• **Task statement**:
Your output must be the lines below from the line containing "Reproduce this chart" to the line containing "XAxis, YAxis, ReferenceLine", both lines included, reproduced exactly and without pictures.

• **Provided entries**:

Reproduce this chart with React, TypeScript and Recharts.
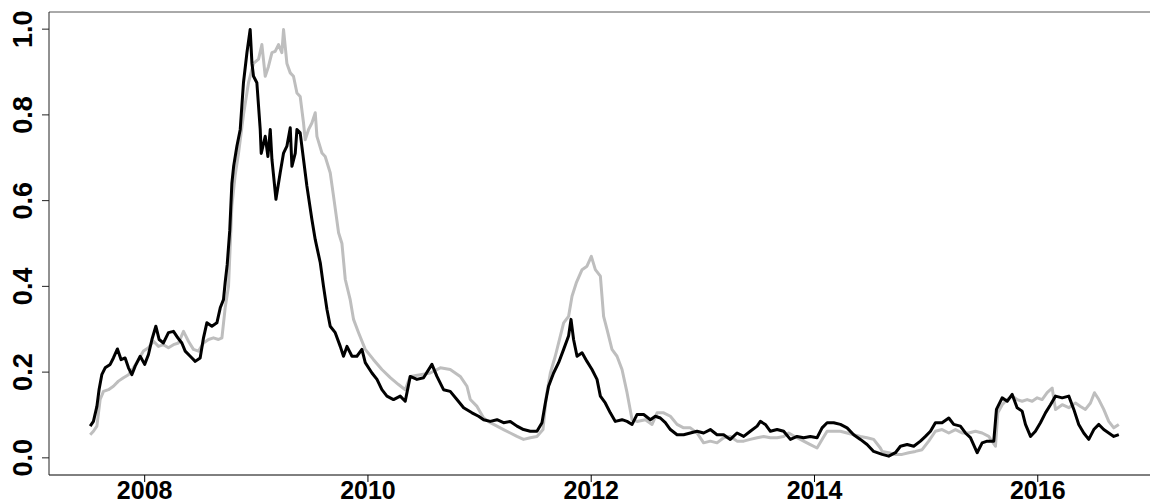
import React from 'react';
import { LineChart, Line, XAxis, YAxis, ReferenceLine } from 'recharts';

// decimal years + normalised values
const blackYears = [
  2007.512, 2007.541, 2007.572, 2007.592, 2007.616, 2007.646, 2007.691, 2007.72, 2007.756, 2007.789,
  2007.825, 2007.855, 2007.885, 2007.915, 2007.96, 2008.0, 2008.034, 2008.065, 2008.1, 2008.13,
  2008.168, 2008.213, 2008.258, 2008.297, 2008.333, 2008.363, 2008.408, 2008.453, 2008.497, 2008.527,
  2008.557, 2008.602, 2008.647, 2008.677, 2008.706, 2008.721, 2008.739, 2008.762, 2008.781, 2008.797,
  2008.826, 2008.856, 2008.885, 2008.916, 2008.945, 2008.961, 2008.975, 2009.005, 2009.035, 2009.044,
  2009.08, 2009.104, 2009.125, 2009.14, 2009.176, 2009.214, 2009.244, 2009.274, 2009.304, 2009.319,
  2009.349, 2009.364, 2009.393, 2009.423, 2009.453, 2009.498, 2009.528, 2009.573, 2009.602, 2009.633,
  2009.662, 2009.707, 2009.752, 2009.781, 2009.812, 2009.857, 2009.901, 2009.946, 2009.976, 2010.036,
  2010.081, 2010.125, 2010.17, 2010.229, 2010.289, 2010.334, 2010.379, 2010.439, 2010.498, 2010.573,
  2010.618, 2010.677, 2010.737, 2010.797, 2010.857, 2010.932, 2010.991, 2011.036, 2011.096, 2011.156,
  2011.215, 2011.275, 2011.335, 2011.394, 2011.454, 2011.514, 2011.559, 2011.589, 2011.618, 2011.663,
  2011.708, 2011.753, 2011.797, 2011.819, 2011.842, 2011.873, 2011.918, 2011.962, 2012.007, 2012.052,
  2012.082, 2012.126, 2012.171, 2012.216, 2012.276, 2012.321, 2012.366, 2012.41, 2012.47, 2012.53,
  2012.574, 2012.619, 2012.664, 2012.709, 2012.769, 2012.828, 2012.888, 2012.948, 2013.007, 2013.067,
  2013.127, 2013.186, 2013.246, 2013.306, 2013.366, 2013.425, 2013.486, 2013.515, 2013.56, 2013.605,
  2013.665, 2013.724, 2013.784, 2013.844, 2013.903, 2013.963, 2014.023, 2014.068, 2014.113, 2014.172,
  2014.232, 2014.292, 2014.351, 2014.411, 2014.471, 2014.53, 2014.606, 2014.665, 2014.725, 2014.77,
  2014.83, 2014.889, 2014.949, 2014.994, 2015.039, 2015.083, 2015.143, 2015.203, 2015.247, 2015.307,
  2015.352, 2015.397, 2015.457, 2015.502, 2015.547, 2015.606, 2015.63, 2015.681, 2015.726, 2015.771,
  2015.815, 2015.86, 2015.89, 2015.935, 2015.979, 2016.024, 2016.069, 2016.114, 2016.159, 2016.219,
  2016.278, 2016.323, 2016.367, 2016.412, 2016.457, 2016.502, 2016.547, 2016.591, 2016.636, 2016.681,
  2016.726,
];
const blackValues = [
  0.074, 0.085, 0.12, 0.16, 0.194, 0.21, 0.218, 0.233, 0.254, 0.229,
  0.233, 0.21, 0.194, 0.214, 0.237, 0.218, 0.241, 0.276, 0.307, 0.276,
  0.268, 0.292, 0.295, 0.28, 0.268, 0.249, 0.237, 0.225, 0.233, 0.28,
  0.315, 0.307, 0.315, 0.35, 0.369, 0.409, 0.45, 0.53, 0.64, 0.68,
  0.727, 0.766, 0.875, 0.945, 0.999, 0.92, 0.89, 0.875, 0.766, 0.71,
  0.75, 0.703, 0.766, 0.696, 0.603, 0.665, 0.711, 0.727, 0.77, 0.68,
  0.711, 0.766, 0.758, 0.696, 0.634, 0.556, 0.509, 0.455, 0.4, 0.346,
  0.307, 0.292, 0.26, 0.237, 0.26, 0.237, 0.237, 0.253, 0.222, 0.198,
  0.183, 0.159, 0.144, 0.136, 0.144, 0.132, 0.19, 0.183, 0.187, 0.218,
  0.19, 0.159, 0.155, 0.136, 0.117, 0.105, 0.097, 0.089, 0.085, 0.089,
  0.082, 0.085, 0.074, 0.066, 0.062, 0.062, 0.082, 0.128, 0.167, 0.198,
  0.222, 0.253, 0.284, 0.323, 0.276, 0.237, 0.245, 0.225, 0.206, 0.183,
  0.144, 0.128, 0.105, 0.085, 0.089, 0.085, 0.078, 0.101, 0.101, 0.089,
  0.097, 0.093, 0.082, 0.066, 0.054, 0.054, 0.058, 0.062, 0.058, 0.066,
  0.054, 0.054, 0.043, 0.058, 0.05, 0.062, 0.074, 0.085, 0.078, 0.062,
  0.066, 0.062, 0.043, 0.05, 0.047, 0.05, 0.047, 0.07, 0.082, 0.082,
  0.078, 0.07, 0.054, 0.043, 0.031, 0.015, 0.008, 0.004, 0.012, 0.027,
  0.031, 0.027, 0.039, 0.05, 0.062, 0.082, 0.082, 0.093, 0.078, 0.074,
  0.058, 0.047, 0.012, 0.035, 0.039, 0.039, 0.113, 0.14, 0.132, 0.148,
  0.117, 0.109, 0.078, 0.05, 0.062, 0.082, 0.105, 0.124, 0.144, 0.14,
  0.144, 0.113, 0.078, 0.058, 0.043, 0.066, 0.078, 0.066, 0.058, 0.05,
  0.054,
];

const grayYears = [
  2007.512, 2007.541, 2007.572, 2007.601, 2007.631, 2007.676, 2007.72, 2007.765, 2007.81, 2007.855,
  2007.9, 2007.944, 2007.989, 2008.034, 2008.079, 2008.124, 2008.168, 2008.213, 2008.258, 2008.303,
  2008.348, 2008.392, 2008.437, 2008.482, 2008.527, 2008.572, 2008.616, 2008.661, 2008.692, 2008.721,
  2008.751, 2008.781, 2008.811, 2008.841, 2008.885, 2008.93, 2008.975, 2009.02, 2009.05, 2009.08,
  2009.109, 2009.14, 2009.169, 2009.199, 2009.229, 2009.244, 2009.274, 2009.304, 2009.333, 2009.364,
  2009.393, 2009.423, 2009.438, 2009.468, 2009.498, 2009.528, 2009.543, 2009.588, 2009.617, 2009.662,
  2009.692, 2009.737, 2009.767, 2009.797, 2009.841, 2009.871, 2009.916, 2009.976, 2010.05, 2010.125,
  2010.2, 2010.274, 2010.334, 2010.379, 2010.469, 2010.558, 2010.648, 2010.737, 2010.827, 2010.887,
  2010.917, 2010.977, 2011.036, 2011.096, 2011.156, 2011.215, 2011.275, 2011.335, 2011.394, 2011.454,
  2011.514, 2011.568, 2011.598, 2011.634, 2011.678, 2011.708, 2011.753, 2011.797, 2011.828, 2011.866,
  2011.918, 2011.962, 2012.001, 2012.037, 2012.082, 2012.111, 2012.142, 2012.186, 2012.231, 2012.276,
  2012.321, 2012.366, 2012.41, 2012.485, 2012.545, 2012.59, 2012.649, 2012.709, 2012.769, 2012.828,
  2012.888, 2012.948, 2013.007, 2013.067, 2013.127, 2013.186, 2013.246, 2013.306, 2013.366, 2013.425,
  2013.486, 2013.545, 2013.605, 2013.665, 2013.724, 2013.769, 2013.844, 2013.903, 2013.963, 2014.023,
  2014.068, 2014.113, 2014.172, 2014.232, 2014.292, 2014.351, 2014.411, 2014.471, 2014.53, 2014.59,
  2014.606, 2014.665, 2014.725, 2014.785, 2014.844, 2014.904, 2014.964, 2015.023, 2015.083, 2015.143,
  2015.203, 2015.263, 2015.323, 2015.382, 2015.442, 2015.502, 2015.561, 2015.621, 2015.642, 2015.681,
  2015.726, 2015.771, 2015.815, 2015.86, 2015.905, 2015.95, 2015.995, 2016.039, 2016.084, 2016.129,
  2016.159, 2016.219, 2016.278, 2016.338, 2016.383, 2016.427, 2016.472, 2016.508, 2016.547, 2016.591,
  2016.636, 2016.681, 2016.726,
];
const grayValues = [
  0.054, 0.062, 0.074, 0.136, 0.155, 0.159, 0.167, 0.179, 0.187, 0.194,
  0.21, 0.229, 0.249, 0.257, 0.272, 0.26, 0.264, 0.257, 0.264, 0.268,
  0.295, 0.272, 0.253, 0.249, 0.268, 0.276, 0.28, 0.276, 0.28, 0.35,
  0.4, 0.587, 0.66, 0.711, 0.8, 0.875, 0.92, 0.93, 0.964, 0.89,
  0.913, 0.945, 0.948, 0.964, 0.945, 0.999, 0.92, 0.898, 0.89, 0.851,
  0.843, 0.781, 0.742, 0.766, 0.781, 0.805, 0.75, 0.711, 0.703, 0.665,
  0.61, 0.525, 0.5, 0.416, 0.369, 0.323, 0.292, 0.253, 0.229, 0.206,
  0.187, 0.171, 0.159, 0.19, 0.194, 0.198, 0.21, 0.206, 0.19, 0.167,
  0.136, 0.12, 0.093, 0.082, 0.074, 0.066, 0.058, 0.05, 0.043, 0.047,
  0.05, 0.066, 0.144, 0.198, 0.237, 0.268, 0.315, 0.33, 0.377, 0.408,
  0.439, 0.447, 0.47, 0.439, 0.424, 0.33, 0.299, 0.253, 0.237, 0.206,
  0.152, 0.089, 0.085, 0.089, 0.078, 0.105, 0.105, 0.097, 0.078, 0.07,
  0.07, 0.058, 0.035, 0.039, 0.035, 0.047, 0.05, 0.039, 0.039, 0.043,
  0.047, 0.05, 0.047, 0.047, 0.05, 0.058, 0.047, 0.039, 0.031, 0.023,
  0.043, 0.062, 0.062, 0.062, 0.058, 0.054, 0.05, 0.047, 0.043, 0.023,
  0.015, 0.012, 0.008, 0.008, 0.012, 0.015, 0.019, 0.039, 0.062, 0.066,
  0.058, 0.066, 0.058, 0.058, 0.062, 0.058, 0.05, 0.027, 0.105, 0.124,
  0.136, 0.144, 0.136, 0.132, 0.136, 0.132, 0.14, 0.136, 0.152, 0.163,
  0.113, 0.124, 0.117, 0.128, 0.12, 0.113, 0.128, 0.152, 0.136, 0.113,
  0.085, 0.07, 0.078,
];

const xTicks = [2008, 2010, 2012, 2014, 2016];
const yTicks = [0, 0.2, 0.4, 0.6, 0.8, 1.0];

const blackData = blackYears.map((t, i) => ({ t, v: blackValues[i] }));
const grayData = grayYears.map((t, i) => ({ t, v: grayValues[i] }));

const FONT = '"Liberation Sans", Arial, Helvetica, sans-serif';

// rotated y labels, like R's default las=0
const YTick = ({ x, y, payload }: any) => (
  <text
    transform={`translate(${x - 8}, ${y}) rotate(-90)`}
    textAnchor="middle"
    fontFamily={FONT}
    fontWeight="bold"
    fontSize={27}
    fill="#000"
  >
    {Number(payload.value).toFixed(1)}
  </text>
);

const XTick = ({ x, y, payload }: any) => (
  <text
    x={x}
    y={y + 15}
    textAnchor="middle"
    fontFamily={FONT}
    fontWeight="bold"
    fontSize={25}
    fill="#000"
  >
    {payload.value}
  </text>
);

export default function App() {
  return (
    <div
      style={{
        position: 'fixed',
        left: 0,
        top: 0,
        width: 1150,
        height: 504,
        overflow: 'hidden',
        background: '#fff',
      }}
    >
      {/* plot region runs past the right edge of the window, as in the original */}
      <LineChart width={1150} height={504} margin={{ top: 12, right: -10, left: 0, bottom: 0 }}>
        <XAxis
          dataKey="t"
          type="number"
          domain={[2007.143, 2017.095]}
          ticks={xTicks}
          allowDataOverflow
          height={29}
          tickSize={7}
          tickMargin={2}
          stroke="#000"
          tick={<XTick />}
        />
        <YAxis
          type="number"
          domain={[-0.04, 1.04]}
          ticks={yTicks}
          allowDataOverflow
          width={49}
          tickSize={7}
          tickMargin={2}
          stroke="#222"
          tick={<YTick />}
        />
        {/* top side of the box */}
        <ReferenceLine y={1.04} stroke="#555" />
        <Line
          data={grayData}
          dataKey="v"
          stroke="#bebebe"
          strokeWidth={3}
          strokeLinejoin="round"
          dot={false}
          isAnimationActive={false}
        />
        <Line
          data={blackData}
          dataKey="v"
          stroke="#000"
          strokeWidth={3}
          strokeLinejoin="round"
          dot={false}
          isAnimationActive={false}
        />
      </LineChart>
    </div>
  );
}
==
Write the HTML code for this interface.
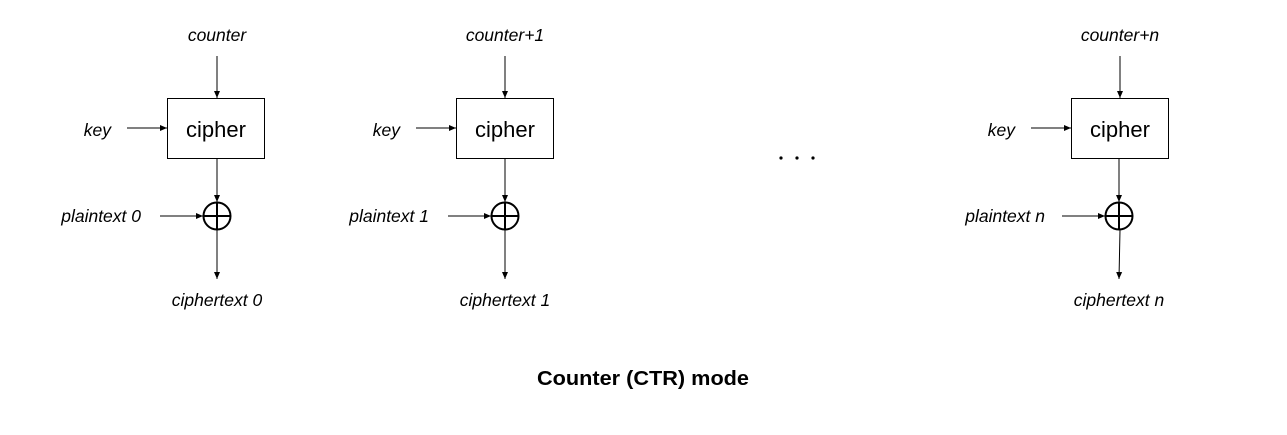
* * *
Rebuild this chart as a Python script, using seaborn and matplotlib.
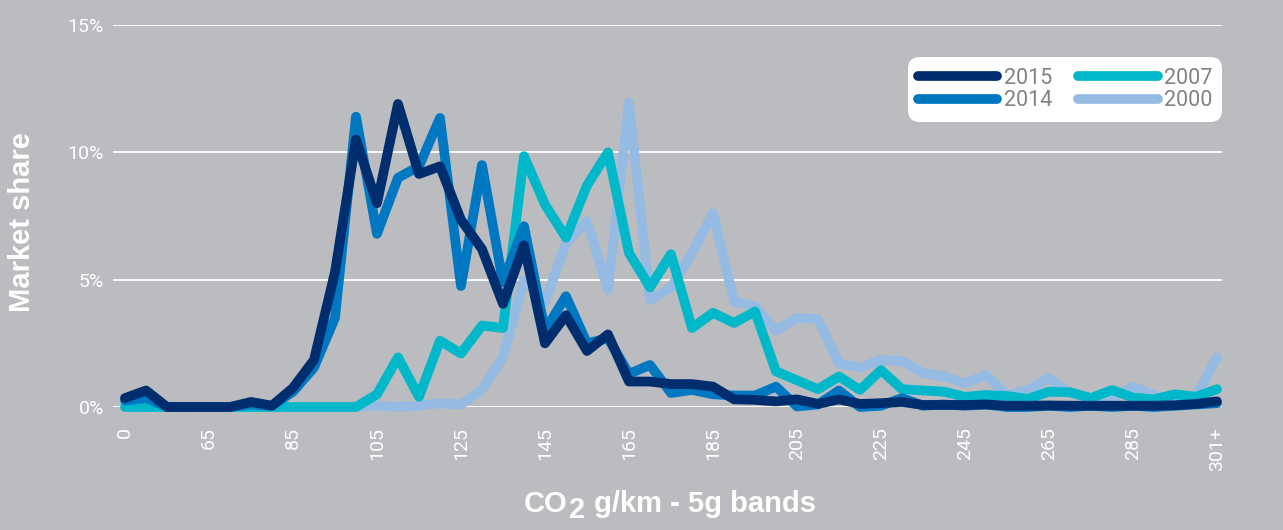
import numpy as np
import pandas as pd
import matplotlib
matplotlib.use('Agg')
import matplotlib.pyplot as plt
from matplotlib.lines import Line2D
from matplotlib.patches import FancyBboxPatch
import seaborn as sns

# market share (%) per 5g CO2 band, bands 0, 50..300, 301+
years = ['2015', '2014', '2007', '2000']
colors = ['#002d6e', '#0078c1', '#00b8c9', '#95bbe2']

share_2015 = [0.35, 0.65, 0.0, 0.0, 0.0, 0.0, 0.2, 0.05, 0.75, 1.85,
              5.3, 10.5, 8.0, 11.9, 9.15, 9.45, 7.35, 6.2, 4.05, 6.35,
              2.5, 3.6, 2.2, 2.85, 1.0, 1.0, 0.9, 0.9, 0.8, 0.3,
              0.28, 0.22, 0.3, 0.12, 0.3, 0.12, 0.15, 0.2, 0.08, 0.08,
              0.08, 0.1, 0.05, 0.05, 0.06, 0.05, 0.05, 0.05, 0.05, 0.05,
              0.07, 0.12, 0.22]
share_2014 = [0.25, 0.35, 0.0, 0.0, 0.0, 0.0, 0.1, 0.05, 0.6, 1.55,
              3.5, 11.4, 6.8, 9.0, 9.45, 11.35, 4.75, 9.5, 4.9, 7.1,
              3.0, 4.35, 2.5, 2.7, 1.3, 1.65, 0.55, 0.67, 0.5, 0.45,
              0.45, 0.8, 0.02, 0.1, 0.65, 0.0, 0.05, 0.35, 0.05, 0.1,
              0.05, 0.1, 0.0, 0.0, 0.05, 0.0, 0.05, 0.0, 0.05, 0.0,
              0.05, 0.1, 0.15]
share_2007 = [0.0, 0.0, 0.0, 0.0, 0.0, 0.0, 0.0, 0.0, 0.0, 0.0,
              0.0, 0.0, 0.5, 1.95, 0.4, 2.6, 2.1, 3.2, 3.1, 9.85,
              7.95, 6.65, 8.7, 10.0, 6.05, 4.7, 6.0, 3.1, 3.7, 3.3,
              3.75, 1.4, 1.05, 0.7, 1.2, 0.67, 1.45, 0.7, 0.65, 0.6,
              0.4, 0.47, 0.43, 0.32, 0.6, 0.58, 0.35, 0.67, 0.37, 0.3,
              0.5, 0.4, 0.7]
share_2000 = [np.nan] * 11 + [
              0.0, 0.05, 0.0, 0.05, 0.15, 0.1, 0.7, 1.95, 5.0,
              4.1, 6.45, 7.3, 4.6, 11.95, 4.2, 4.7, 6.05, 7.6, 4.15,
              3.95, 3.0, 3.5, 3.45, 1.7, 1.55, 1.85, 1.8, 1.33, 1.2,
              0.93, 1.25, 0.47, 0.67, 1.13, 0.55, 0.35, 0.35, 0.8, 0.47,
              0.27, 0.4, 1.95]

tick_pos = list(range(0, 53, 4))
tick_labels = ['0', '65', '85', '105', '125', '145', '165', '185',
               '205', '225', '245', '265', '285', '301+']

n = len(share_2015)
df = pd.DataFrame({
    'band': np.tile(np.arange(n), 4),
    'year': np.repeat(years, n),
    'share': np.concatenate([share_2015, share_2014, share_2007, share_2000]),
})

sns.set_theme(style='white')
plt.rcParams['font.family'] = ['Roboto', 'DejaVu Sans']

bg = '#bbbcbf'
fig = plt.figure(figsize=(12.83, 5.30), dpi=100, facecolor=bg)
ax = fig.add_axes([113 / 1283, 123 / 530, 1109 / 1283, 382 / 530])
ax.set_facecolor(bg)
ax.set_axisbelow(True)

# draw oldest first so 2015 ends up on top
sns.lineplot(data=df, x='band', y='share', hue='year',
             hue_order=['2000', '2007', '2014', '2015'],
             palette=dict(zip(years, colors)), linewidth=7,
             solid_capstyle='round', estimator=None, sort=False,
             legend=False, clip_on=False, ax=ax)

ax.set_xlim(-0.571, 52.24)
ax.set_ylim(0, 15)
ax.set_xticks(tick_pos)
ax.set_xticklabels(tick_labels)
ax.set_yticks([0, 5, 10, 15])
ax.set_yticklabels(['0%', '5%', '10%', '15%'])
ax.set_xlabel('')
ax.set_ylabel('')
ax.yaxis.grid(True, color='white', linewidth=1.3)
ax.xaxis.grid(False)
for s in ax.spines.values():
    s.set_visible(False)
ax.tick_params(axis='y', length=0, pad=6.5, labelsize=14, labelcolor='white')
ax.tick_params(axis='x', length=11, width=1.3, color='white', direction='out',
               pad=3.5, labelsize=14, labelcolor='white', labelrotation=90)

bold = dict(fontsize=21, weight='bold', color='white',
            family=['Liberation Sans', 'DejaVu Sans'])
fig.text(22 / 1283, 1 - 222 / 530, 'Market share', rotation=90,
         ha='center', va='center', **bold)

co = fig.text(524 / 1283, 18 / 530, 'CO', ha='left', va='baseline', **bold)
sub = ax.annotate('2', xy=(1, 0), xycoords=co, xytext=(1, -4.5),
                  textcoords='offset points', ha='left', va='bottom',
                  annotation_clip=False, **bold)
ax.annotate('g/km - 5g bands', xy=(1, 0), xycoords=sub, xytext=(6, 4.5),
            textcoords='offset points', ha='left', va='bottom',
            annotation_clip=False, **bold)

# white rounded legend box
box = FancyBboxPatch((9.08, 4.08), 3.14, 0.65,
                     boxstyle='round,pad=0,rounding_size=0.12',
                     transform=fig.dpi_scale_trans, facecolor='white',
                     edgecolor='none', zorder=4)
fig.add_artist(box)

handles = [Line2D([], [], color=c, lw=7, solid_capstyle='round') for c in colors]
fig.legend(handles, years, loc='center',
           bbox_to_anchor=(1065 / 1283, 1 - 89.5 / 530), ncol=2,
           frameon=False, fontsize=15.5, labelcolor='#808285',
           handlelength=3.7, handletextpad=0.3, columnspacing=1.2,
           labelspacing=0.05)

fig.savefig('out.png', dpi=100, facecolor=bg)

• **The completed task**:
Reproduce this chart with React, TypeScript and Recharts.
import React from 'react';
import { LineChart, Line, XAxis, YAxis, ReferenceLine } from 'recharts';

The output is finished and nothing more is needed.